Feel free to offer up all other suggestions … because we need to remove the stigma and rebrand our midamorphosis as a midlife milestone that is celebrated not scoffed. If rites of passage are the signposts that punctuate our life’s journey and mark our arrival into a new stage, then I for one intend to weave some fun ones into the second half of my story.

  • Nicole
    Posted at 05:12h, 11 December Reply

    Hey Ang loved the article my suggestion is that there is definitely a change with midlife, just as we finish taking care our children, we then have start taking care of our parents. Instead of school drop offs it’s doctor drop offs. If we are lucky they are still at home. Just call me Nurse Nic for the moment mum with her broken ankle and my father with his broken collarbone, Fun Fun Fun

    • Ang I Am
      Posted at 06:51h, 11 December Reply

      Hmmm …. not sure how to spin this into a celebratory rite of passage. I’ll give it some thought!! Ax

  • Karen Balstrup
    Posted at 07:25h, 11 December Reply

    I’ve been doing it …. would love to stop working to find the super though! Weekly visits to my recalcitrant 93 year old Mum, bless! I have another heavier piece about a butterfly in a relationship ….see if I can send it to you!

    • Ang I Am
      Posted at 08:57h, 11 December Reply

      Look forward to reading it!! A

  • Megan Fettig
    Posted at 20:00h, 08 January Reply

    I love this! I work for an organization that specializes in transformative travel experiences. We started decades ago offering these types of programs for youth and found over the years that the experiences often served as a rites of passage for our American teens that are lacking ritual and ceremony in their lives these days.
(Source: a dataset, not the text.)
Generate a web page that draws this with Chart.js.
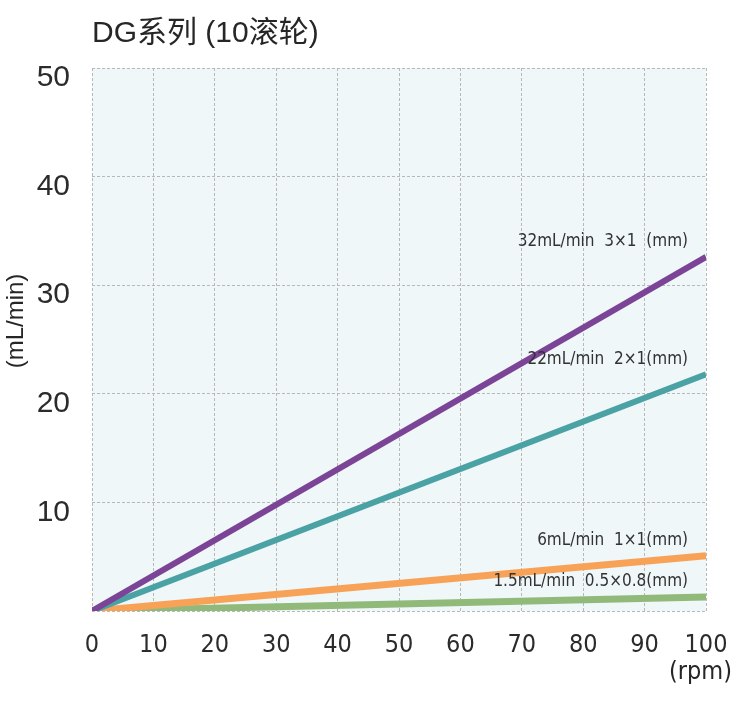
<!DOCTYPE html>
<html>
<head>
<meta charset="utf-8">
<script src="https://cdn.jsdelivr.net/npm/chart.js@4.4.1/dist/chart.umd.min.js"></script>
<style>
html,body{margin:0;padding:0;background:#fff;}
#wrap{width:750px;height:714px;position:relative;}
</style>
</head>
<body>
<div id="wrap"><canvas id="c" width="750" height="714"></canvas></div>
<script>
// ---- data ----
const rpm = [0, 100];
const flow32 = [0, 32.6];
const flow22 = [0, 21.8];
const flow6 = [0, 5.1];
const flow15 = [0, 1.3];
const seriesLabels = ['32mL/min  3\u00D71  (mm)', '22mL/min  2\u00D71(mm)', '6mL/min  1\u00D71(mm)', '1.5mL/min  0.5\u00D70.8(mm)'];
const xTicks = [0,10,20,30,40,50,60,70,80,90,100];
const yTicks = [0,10,20,30,40,50];
const chartTitle = 'DG系列 (10滚轮)';
const yTitle = '(mL/min)';
const xTitle = '(rpm)';

const colors = ['#7b4496', '#4aa2a4', '#f7a257', '#91b97a'];
const NARROW = '"Liberation Sans Narrow","DejaVu Sans Condensed","Roboto Condensed","Liberation Sans",Arial,sans-serif';
const REG = '"Liberation Sans",Arial,"Noto Sans CJK SC",sans-serif';

function pts(ys){ return rpm.map((x,i)=>({x:x,y:ys[i]})); }

const decor = {
  id:'decor',
  beforeDraw(chart){
    const {ctx, chartArea:a} = chart;
    ctx.save();
    ctx.fillStyle = '#eff7f9';
    ctx.fillRect(a.left, a.top, a.right-a.left, a.bottom-a.top);
    ctx.restore();
  },
  afterDraw(chart){
    const {ctx, chartArea:a} = chart;
    ctx.save();
    // title
    ctx.fillStyle = '#262626';
    ctx.font = '30px ' + REG;
    ctx.textAlign = 'left'; ctx.textBaseline = 'middle';
    ctx.fillText(chartTitle, 92, 34);
    // y title
    ctx.save();
    ctx.translate(16, 321);
    ctx.rotate(-Math.PI/2);
    ctx.font = '24px ' + REG;
    ctx.textAlign = 'center';
    ctx.fillText(yTitle, 0, 0);
    ctx.restore();
    // x title
    ctx.font = '25px ' + NARROW;
    ctx.textAlign = 'right';
    ctx.fillText(xTitle, 732, 672);
    // series labels near line ends
    ctx.font = '17px ' + NARROW;
    ctx.fillStyle = '#333';
    ctx.textAlign = 'right'; ctx.textBaseline = 'middle';
    chart.data.datasets.forEach((ds, i) => {
      const meta = chart.getDatasetMeta(i);
      const last = meta.data[meta.data.length-1];
      ctx.fillText(seriesLabels[i], last.x - 18, last.y - 15);
    });
    ctx.restore();
  }
};

new Chart(document.getElementById('c'), {
  type:'line',
  data:{
    datasets:[
      {data:pts(flow32), borderColor:colors[0], borderWidth:6},
      {data:pts(flow22), borderColor:colors[1], borderWidth:6},
      {data:pts(flow6), borderColor:colors[2], borderWidth:7},
      {data:pts(flow15), borderColor:colors[3], borderWidth:7}
    ].map(d=>Object.assign(d,{pointRadius:0, fill:false, tension:0, borderCapStyle:'butt'}))
  },
  options:{
    responsive:false,
    animation:false,
    devicePixelRatio:1,
    layout:{padding:{left:0, right:44, top:68, bottom:0}},
    plugins:{legend:{display:false}, title:{display:false}, tooltip:{enabled:false}},
    scales:{
      x:{
        type:'linear', min:0, max:100,
        afterBuildTicks(s){ s.ticks = xTicks.map(v=>({value:v})); },
        afterFit(s){ s.height = 103; },
        grid:{color:'#b8b8b8', lineWidth:1, drawTicks:false},
        border:{display:false, dash:[3,2]},
        ticks:{font:{family:NARROW, size:25}, color:'#2b2b2b', padding:19, maxRotation:0, autoSkip:false}
      },
      y:{
        type:'linear', min:0, max:50,
        afterBuildTicks(s){ s.ticks = yTicks.map(v=>({value:v})); },
        afterFit(s){ s.width = 92; },
        grid:{color:'#b8b8b8', lineWidth:1, drawTicks:false},
        border:{display:false, dash:[3,2]},
        ticks:{font:{family:REG, size:30}, color:'#2b2b2b', padding:22, labelOffset:10,
          callback:(v)=> v===0 ? '' : String(v)}
      }
    }
  },
  plugins:[decor]
});
</script>
</body>
</html>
We also offer similar types of trips for adults and I love this slant of also looking at the overseas experiences we offer also as a rites of passage for mid-lifers, empty nesters, all-grown-up-people in all sorts of adult transitions, as we, adults, are also in need of space for reflection and celebration. Thanks for the post!

  • Alyse
    Posted at 19:38h, 03 March Reply

    Celebrations missing indeed. Image nothing to look forward to but the steady loss of things. Sad. Becoming the freshman of the seniors should be applauded. Look for the most alive, cool wise one and they are always energized and into new things. Things they didn’t have time or interest in. It’s not all depends.